%%

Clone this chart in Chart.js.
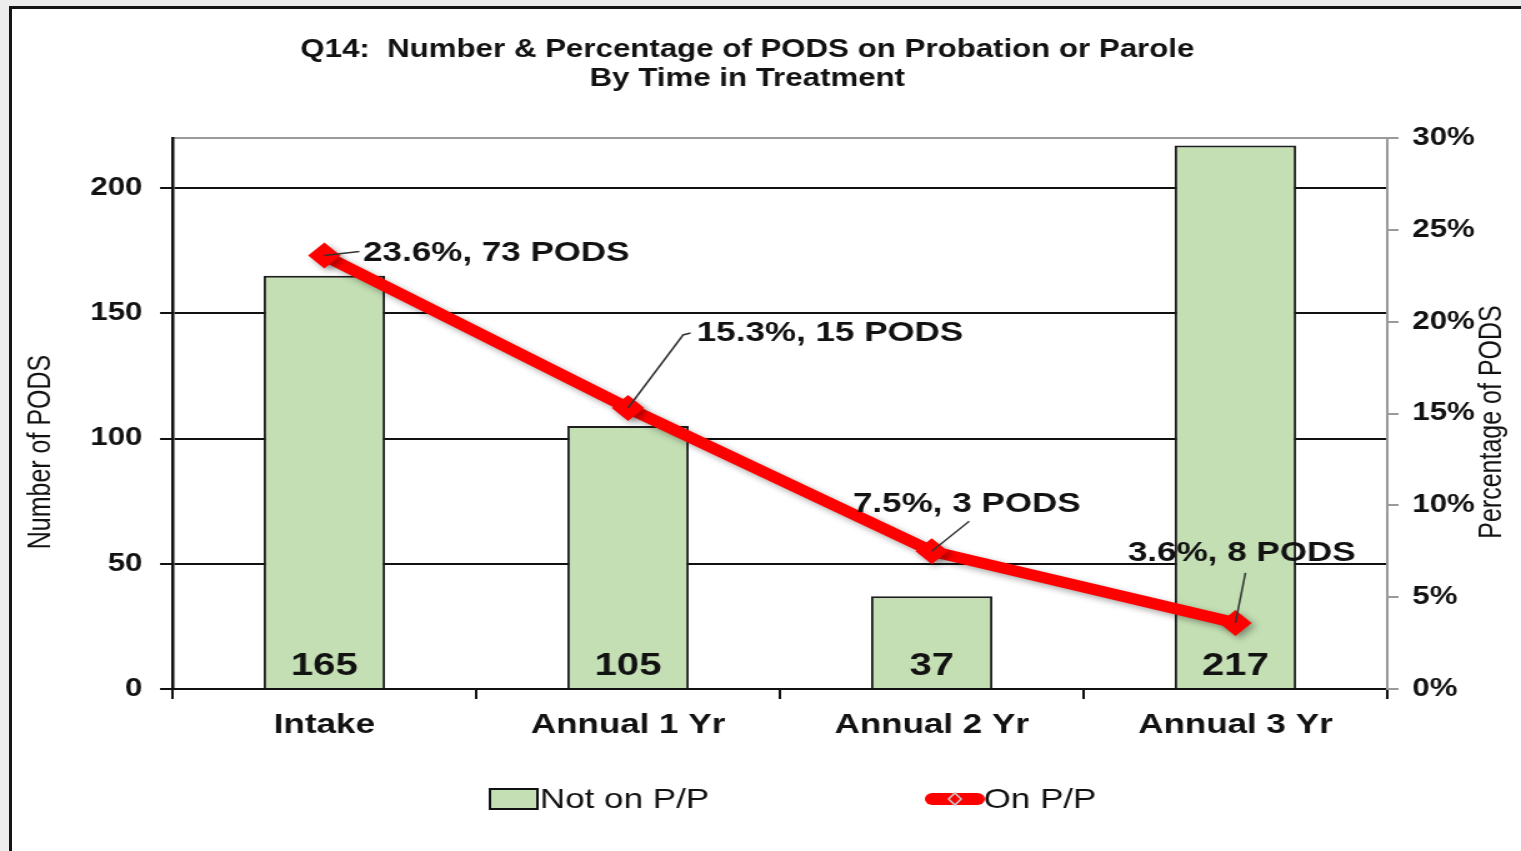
<!DOCTYPE html>
<html>
<head>
<meta charset="utf-8">
<script src="https://cdn.jsdelivr.net/npm/chart.js@4.4.1/dist/chart.umd.min.js"></script>
<style>
    html, body { margin: 0; padding: 0; background: #ededed; overflow: hidden; }
    #frame {
        position: absolute; left: 9px; top: 6px; width: 1600px; height: 900px;
        background: #fff; border-left: 3px solid #151515; border-top: 3px solid #151515;
    }
    #myChart { position: absolute; left: 0; top: 0; }
</style>
</head>
<body>
<div id="frame"></div>
<!-- drawn 1217 wide, shown 1521 wide: the source picture is stretched sideways -->
<canvas id="myChart" width="1217" height="851" style="width:1521px;height:851px"></canvas>
<script>
// chart values
const categories = ['Intake', 'Annual 1 Yr', 'Annual 2 Yr', 'Annual 3 Yr'];
const notOnPP = [165, 105, 37, 217];
const onPPPct = [23.6, 15.3, 7.5, 3.6];
const onPPCount = [73, 15, 3, 8];
const leftTicks = [0, 50, 100, 150, 200];
const rightTicks = [0, 5, 10, 15, 20, 25, 30];
const titleLines = ['Q14:  Number & Percentage of PODS on Probation or Parole', 'By Time in Treatment'];

// label placement (px, relative to the point) for the line callouts
const calloutText = [[31, -2], [55, -75], [-63, -47], [-86, -70]];
const calloutLeader = [[28, -4], [44, -73], [30, -30], [8, -50]];

const FONT = '"Liberation Sans", Arial, sans-serif';
const INK = '#121212';
const GREEN = '#c4dfb4';

const decorations = {
    id: 'decorations',
    beforeDatasetDraw(chart, args) {
        if (args.index === 1) {
            const ctx = chart.ctx;
            ctx.save();
            ctx.shadowColor = 'rgba(0,0,0,0.35)';
            ctx.shadowBlur = 6;
            ctx.shadowOffsetX = 3;
            ctx.shadowOffsetY = 3;
        }
    },
    afterDatasetDraw(chart, args) {
        if (args.index === 1) chart.ctx.restore();
    },
    afterDraw(chart) {
        const ctx = chart.ctx;
        const bars = chart.getDatasetMeta(0).data;
        const pts = chart.getDatasetMeta(1).data;

        ctx.save();
        ctx.fillStyle = INK;
        ctx.textAlign = 'center';
        ctx.textBaseline = 'middle';

        // title
        ctx.font = 'bold 25px ' + FONT;
        ctx.fillText(titleLines[0], 598, 50);
        ctx.fillText(titleLines[1], 598, 79);

        // values inside bars
        ctx.font = 'bold 32px ' + FONT;
        bars.forEach((b, i) => {
            ctx.fillText(String(notOnPP[i]), b.x, chart.chartArea.bottom - 23);
        });

        // callouts on the line
        ctx.font = 'bold 28px ' + FONT;
        ctx.textAlign = 'left';
        pts.forEach((p, i) => {
            const [lx, ly] = calloutLeader[i];
            ctx.strokeStyle = '#333';
            ctx.lineWidth = 1.5;
            ctx.beginPath();
            ctx.moveTo(p.x, p.y);
            ctx.lineTo(p.x + lx, p.y + ly);
            if (i === 1) ctx.lineTo(p.x + lx + 6, p.y + ly - 2);
            ctx.stroke();
            const [tx, ty] = calloutText[i];
            ctx.fillText(onPPPct[i] + '%, ' + onPPCount[i] + ' PODS', p.x + tx, p.y + ty);
        });

        // axis titles
        ctx.font = '25px ' + FONT;
        ctx.textAlign = 'center';
        ctx.save();
        ctx.translate(33, 452);
        ctx.rotate(-Math.PI / 2);
        ctx.fillText('Number of PODS', 0, 0);
        ctx.restore();
        ctx.save();
        ctx.translate(1194, 422);
        ctx.rotate(-Math.PI / 2);
        ctx.fillText('Percentage of PODS', 0, 0);
        ctx.restore();

        // legend
        const ly = 799;
        ctx.fillStyle = GREEN;
        ctx.fillRect(392, ly - 10, 38, 20);
        ctx.strokeStyle = '#111';
        ctx.lineWidth = 2;
        ctx.strokeRect(392, ly - 10, 38, 20);
        ctx.fillStyle = INK;
        ctx.font = '28px ' + FONT;
        ctx.textAlign = 'left';
        ctx.fillText('Not on P/P', 432, ly + 1);

        ctx.strokeStyle = '#ff0000';
        ctx.lineWidth = 12;
        ctx.lineCap = 'round';
        ctx.beginPath();
        ctx.moveTo(746, ly);
        ctx.lineTo(782, ly);
        ctx.stroke();
        ctx.strokeStyle = '#c8c8c8';
        ctx.lineWidth = 1.5;
        ctx.beginPath();
        ctx.moveTo(764, ly - 6);
        ctx.lineTo(769, ly);
        ctx.lineTo(764, ly + 6);
        ctx.lineTo(759, ly);
        ctx.closePath();
        ctx.stroke();
        ctx.fillText('On P/P', 787, ly + 1);

        ctx.restore();
    }
};

new Chart(document.getElementById('myChart').getContext('2d'), {
    data: {
        labels: categories,
        datasets: [
            {
                type: 'bar',
                label: 'Not on P/P',
                data: notOnPP,
                backgroundColor: GREEN,
                borderColor: '#1e1e1e',
                borderWidth: 2,
                barPercentage: 0.4,
                categoryPercentage: 1,
                yAxisID: 'y',
                order: 2
            },
            {
                type: 'line',
                label: 'On P/P',
                data: onPPPct,
                borderColor: '#ff0000',
                backgroundColor: '#ff0000',
                borderWidth: 11,
                pointStyle: 'rectRot',
                pointRadius: 13,
                pointBorderWidth: 0,
                tension: 0,
                yAxisID: 'y1',
                order: 1
            }
        ]
    },
    options: {
        responsive: false,
        animation: false,
        events: [],
        layout: { padding: { top: 138, left: 0, right: 0, bottom: 0 } },
        plugins: {
            legend: { display: false },
            title: { display: false },
            tooltip: { enabled: false }
        },
        scales: {
            x: {
                afterFit: s => { s.height = 162; },
                grid: { offset: true, drawOnChartArea: false, color: '#111', lineWidth: 2, tickLength: 10 },
                border: { color: '#111', width: 2 },
                ticks: { color: INK, font: { family: FONT, size: 28, weight: 'bold' }, padding: 9 }
            },
            y: {
                position: 'left',
                min: 0,
                max: 220,
                afterFit: s => { s.width = 138; },
                afterBuildTicks: s => { s.ticks = leftTicks.map(v => ({ value: v })); },
                grid: { color: '#111', lineWidth: 2, tickLength: 10 },
                border: { color: '#111', width: 2.5 },
                ticks: { color: INK, font: { family: FONT, size: 25, weight: 'bold' }, padding: 14 }
            },
            y1: {
                position: 'right',
                min: 0,
                max: 30,
                afterFit: s => { s.width = 107; },
                afterBuildTicks: s => { s.ticks = rightTicks.map(v => ({ value: v })); },
                grid: {
                    color: c => (c.tick && c.tick.value === 30 ? '#9a9a9a' : 'rgba(0,0,0,0)'),
                    tickColor: '#9a9a9a',
                    lineWidth: 2,
                    tickLength: 9
                },
                border: { color: '#9a9a9a', width: 2 },
                ticks: {
                    color: INK,
                    font: { family: FONT, size: 25, weight: 'bold' },
                    padding: 11,
                    callback: v => v + '%'
                }
            }
        }
    },
    plugins: [decorations]
});
</script>
</body>
</html>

%%

▶ **Task statement**
Make an exact copy of the whole listing, but don't bring over any pictures.

▶ **Answer to the task**
Clone this chart in Chart.js.
<!DOCTYPE html>
<html>
<head>
<meta charset="utf-8">
<script src="https://cdn.jsdelivr.net/npm/chart.js@4.4.1/dist/chart.umd.min.js"></script>
<style>
    html, body { margin: 0; padding: 0; background: #ededed; overflow: hidden; }
    #frame {
        position: absolute; left: 9px; top: 6px; width: 1600px; height: 900px;
        background: #fff; border-left: 3px solid #151515; border-top: 3px solid #151515;
    }
    #myChart { position: absolute; left: 0; top: 0; }
</style>
</head>
<body>
<div id="frame"></div>
<!-- drawn 1217 wide, shown 1521 wide: the source picture is stretched sideways -->
<canvas id="myChart" width="1217" height="851" style="width:1521px;height:851px"></canvas>
<script>
// chart values
const categories = ['Intake', 'Annual 1 Yr', 'Annual 2 Yr', 'Annual 3 Yr'];
const notOnPP = [165, 105, 37, 217];
const onPPPct = [23.6, 15.3, 7.5, 3.6];
const onPPCount = [73, 15, 3, 8];
const leftTicks = [0, 50, 100, 150, 200];
const rightTicks = [0, 5, 10, 15, 20, 25, 30];
const titleLines = ['Q14:  Number & Percentage of PODS on Probation or Parole', 'By Time in Treatment'];

// label placement (px, relative to the point) for the line callouts
const calloutText = [[31, -2], [55, -75], [-63, -47], [-86, -70]];
const calloutLeader = [[28, -4], [44, -73], [30, -30], [8, -50]];

const FONT = '"Liberation Sans", Arial, sans-serif';
const INK = '#121212';
const GREEN = '#c4dfb4';

const decorations = {
    id: 'decorations',
    beforeDatasetDraw(chart, args) {
        if (args.index === 1) {
            const ctx = chart.ctx;
            ctx.save();
            ctx.shadowColor = 'rgba(0,0,0,0.35)';
            ctx.shadowBlur = 6;
            ctx.shadowOffsetX = 3;
            ctx.shadowOffsetY = 3;
        }
    },
    afterDatasetDraw(chart, args) {
        if (args.index === 1) chart.ctx.restore();
    },
    afterDraw(chart) {
        const ctx = chart.ctx;
        const bars = chart.getDatasetMeta(0).data;
        const pts = chart.getDatasetMeta(1).data;

        ctx.save();
        ctx.fillStyle = INK;
        ctx.textAlign = 'center';
        ctx.textBaseline = 'middle';

        // title
        ctx.font = 'bold 25px ' + FONT;
        ctx.fillText(titleLines[0], 598, 50);
        ctx.fillText(titleLines[1], 598, 79);

        // values inside bars
        ctx.font = 'bold 32px ' + FONT;
        bars.forEach((b, i) => {
            ctx.fillText(String(notOnPP[i]), b.x, chart.chartArea.bottom - 23);
        });

        // callouts on the line
        ctx.font = 'bold 28px ' + FONT;
        ctx.textAlign = 'left';
        pts.forEach((p, i) => {
            const [lx, ly] = calloutLeader[i];
            ctx.strokeStyle = '#333';
            ctx.lineWidth = 1.5;
            ctx.beginPath();
            ctx.moveTo(p.x, p.y);
            ctx.lineTo(p.x + lx, p.y + ly);
            if (i === 1) ctx.lineTo(p.x + lx + 6, p.y + ly - 2);
            ctx.stroke();
            const [tx, ty] = calloutText[i];
            ctx.fillText(onPPPct[i] + '%, ' + onPPCount[i] + ' PODS', p.x + tx, p.y + ty);
        });

        // axis titles
        ctx.font = '25px ' + FONT;
        ctx.textAlign = 'center';
        ctx.save();
        ctx.translate(33, 452);
        ctx.rotate(-Math.PI / 2);
        ctx.fillText('Number of PODS', 0, 0);
        ctx.restore();
        ctx.save();
        ctx.translate(1194, 422);
        ctx.rotate(-Math.PI / 2);
        ctx.fillText('Percentage of PODS', 0, 0);
        ctx.restore();

        // legend
        const ly = 799;
        ctx.fillStyle = GREEN;
        ctx.fillRect(392, ly - 10, 38, 20);
        ctx.strokeStyle = '#111';
        ctx.lineWidth = 2;
        ctx.strokeRect(392, ly - 10, 38, 20);
        ctx.fillStyle = INK;
        ctx.font = '28px ' + FONT;
        ctx.textAlign = 'left';
        ctx.fillText('Not on P/P', 432, ly + 1);

        ctx.strokeStyle = '#ff0000';
        ctx.lineWidth = 12;
        ctx.lineCap = 'round';
        ctx.beginPath();
        ctx.moveTo(746, ly);
        ctx.lineTo(782, ly);
        ctx.stroke();
        ctx.strokeStyle = '#c8c8c8';
        ctx.lineWidth = 1.5;
        ctx.beginPath();
        ctx.moveTo(764, ly - 6);
        ctx.lineTo(769, ly);
        ctx.lineTo(764, ly + 6);
        ctx.lineTo(759, ly);
        ctx.closePath();
        ctx.stroke();
        ctx.fillText('On P/P', 787, ly + 1);

        ctx.restore();
    }
};

new Chart(document.getElementById('myChart').getContext('2d'), {
    data: {
        labels: categories,
        datasets: [
            {
                type: 'bar',
                label: 'Not on P/P',
                data: notOnPP,
                backgroundColor: GREEN,
                borderColor: '#1e1e1e',
                borderWidth: 2,
                barPercentage: 0.4,
                categoryPercentage: 1,
                yAxisID: 'y',
                order: 2
            },
            {
                type: 'line',
                label: 'On P/P',
                data: onPPPct,
                borderColor: '#ff0000',
                backgroundColor: '#ff0000',
                borderWidth: 11,
                pointStyle: 'rectRot',
                pointRadius: 13,
                pointBorderWidth: 0,
                tension: 0,
                yAxisID: 'y1',
                order: 1
            }
        ]
    },
    options: {
        responsive: false,
        animation: false,
        events: [],
        layout: { padding: { top: 138, left: 0, right: 0, bottom: 0 } },
        plugins: {
            legend: { display: false },
            title: { display: false },
            tooltip: { enabled: false }
        },
        scales: {
            x: {
                afterFit: s => { s.height = 162; },
                grid: { offset: true, drawOnChartArea: false, color: '#111', lineWidth: 2, tickLength: 10 },
                border: { color: '#111', width: 2 },
                ticks: { color: INK, font: { family: FONT, size: 28, weight: 'bold' }, padding: 9 }
            },
            y: {
                position: 'left',
                min: 0,
                max: 220,
                afterFit: s => { s.width = 138; },
                afterBuildTicks: s => { s.ticks = leftTicks.map(v => ({ value: v })); },
                grid: { color: '#111', lineWidth: 2, tickLength: 10 },
                border: { color: '#111', width: 2.5 },
                ticks: { color: INK, font: { family: FONT, size: 25, weight: 'bold' }, padding: 14 }
            },
            y1: {
                position: 'right',
                min: 0,
                max: 30,
                afterFit: s => { s.width = 107; },
                afterBuildTicks: s => { s.ticks = rightTicks.map(v => ({ value: v })); },
                grid: {
                    color: c => (c.tick && c.tick.value === 30 ? '#9a9a9a' : 'rgba(0,0,0,0)'),
                    tickColor: '#9a9a9a',
                    lineWidth: 2,
                    tickLength: 9
                },
                border: { color: '#9a9a9a', width: 2 },
                ticks: {
                    color: INK,
                    font: { family: FONT, size: 25, weight: 'bold' },
                    padding: 11,
                    callback: v => v + '%'
                }
            }
        }
    },
    plugins: [decorations]
});
</script>
</body>
</html>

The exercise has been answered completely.